Como contraposición de esta errática decisión, la hermana República de Haití podría beneficiarse con la consolidación e institucionalización de su Policía Nacional y de su sistema de justicia, creando mayores contrapesos sociales y mecanismos de monitoreo y transparencia. Hay que decir que con todos los problemas de sub-registro de estadísticas de victimización, a la salida de las fuerzas de la MINUSTAH a mediados de octubre 2017, las tasas de homicidios y criminalidad en Haití se mantenían por debajo de las tasas en República Dominicana, Puerto Rico, Jamaica y Trinidad y Tobago. Si bien es de reconocer que dichas tasas se duplicaron entre el 2007 y el 2012 (de 5 muertes por 100,000 habitantes a 10/100,000 respectivamente. Este incremento de la victimización tiene que ver en gran medida con la falta de un consistente apoyo al fortalecimiento y profesionalización de una fuerza policial que para entonces contaba apenas con 10,000 efectivos para atender a una población de 10 millones de habitantes.

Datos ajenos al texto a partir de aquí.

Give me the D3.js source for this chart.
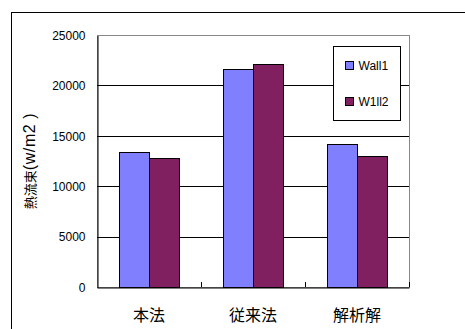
<!DOCTYPE html>
<html>
<head>
<meta charset="utf-8">
<script src="https://cdn.jsdelivr.net/npm/d3@7"></script>
<style>
  body { margin: 0; background: #fff; }
  svg { display: block; font-family: "Liberation Sans", Arial, sans-serif; }
</style>
</head>
<body>
<svg width="465" height="329"></svg>
<script>
// data
let categories = ['本法', '従来法', '解析解'];
let seriesNames = ['Wall1', 'W1ll2'];
let wall1 = [13420, 21600, 14150];
let w1ll2 = [12800, 22100, 13000];
let yTicks = [0, 5000, 10000, 15000, 20000, 25000];
let colors = ['#8080ff', '#802060'];

let svg = d3.select('svg');

// outer chart frame (runs off the right and bottom of the picture)
svg.append('rect')
  .attr('x', 11.5).attr('y', 12.5)
  .attr('width', 470).attr('height', 340)
  .attr('fill', 'none').attr('stroke', '#000');

let plot = { left: 97, right: 409, top: 35, bottom: 287 };

let x = d3.scaleBand()
  .domain(categories)
  .range([plot.left, plot.right]);

let xInner = d3.scaleBand()
  .domain(seriesNames)
  .range([0, x.bandwidth()])
  .paddingInner(0)
  .paddingOuter(0.7333);

let y = d3.scaleLinear()
  .domain([0, 25000])
  .range([plot.bottom, plot.top]);

let g = svg.append('g');

// plot border (grey top/right)
g.append('rect')
  .attr('x', plot.left + 0.5).attr('y', plot.top + 0.5)
  .attr('width', plot.right - plot.left).attr('height', plot.bottom - plot.top)
  .attr('fill', 'none').attr('stroke', '#888');

// gridlines
g.selectAll('.grid')
  .data(yTicks.filter(d => d > 0))
  .join('line')
    .attr('x1', plot.left).attr('x2', plot.right)
    .attr('y1', d => Math.round(y(d)) + 0.5)
    .attr('y2', d => Math.round(y(d)) + 0.5)
    .attr('stroke', d => d === 25000 ? '#888' : '#000');

// bars
let rows = categories.map((c, i) => ({ cat: c, values: [wall1[i], w1ll2[i]] }));

g.selectAll('.grp')
  .data(rows)
  .join('g')
    .attr('transform', d => `translate(${x(d.cat)},0)`)
  .selectAll('rect')
  .data(d => d.values.map((v, j) => ({ name: seriesNames[j], value: v, j: j })))
  .join('rect')
    .attr('x', d => Math.round(xInner(d.name)) + 0.5)
    .attr('y', d => Math.round(y(d.value)) + 0.5)
    .attr('width', Math.round(xInner.bandwidth()))
    .attr('height', d => plot.bottom - Math.round(y(d.value)))
    .attr('fill', d => colors[d.j])
    .attr('stroke', '#000')
    .attr('stroke-width', 1);

// y axis
let yAxis = g.append('g')
  .attr('transform', `translate(${plot.left + 0.5},0.5)`)
  .call(d3.axisLeft(y).tickValues(yTicks).tickSize(0).tickPadding(12).tickFormat(d3.format('d')));
yAxis.select('.domain').attr('stroke', '#000');
yAxis.selectAll('text')
  .attr('font-size', 12)
  .attr('fill', '#000')
  .attr('font-family', '"Liberation Sans", Arial, sans-serif');

// x axis with inward ticks at category boundaries
let xAxis = g.append('g')
  .attr('transform', `translate(0,${plot.bottom + 0.5})`)
  .call(d3.axisBottom(x).tickSize(0).tickPadding(22));
xAxis.select('.domain').attr('stroke', '#000');
xAxis.selectAll('text')
  .attr('font-size', 16)
  .attr('fill', '#000')
  .attr('font-family', '"Noto Sans CJK JP", sans-serif');

g.selectAll('.xtick')
  .data(categories.slice(1).concat(['end']))
  .join('line')
    .attr('x1', (d, i) => plot.left + x.step() * (i + 1) + 0.5)
    .attr('x2', (d, i) => plot.left + x.step() * (i + 1) + 0.5)
    .attr('y1', plot.bottom)
    .attr('y2', plot.bottom - 5)
    .attr('stroke', '#000');

// y axis title
let title = svg.append('text')
  .attr('transform', 'translate(35,161) rotate(-90)')
  .attr('text-anchor', 'middle');
title.append('tspan')
  .attr('font-size', 13)
  .attr('font-family', '"Noto Sans CJK JP", sans-serif')
  .text('熱流束');
title.append('tspan')
  .attr('font-size', 16)
  .attr('letter-spacing', 0.6)
  .attr('font-family', '"Liberation Sans", Arial, sans-serif')
  .text('(w/m2 )');

// legend
let legend = svg.append('g').attr('transform', 'translate(333.5,46.5)');
legend.append('rect')
  .attr('width', 67).attr('height', 74)
  .attr('fill', '#fff').attr('stroke', '#000');

let items = legend.selectAll('.item')
  .data(seriesNames)
  .join('g')
    .attr('transform', (d, i) => `translate(12,${19 + i * 36})`);
items.append('rect')
  .attr('x', 0).attr('y', -4)
  .attr('width', 8).attr('height', 8)
  .attr('fill', (d, i) => colors[i])
  .attr('stroke', '#000');
items.append('text')
  .attr('x', 13).attr('y', 0)
  .attr('dy', '0.36em')
  .attr('font-size', 12)
  .text(d => d);
</script>
</body>
</html>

También hay que destacar que, si bien con algunas limitaciones, la Policía Nacional Haitiana, conformada actualmente por un pie de fuerza de 15,000 hombres y mujeres, formados y subsidiados por Naciones Unidas, ha jugado un papel fundamental en el restablecimiento del orden público y el mantenimiento de la estabilidad en Haití durante los 22 años que el país ha vivido sin militares. Garantizar la seguridad nacional por medio del control fronterizo (marítimo y terrestre), la regulación de armas y del flujo licito de mercancías, entre otras, son funciones que una policía profesional, legitimada y con recursos está en perfectas condiciones de asumir. Por el contrario, invertir, $8.5 millones de dólares en la creación de una fuerza de defensa, que es lo que tiene programado el gobierno haitiano en esta etapa inicial, podría resultar totalmente contra-productivo por la simple razón de que desvía recursos y debilita la focalización en el fortalecimiento de la estructura policial, la cual, como ya se dijo, ha demostrado su efectividad en las últimas dos décadas aún en el marco de las precarias condiciones sociales y económicas del país.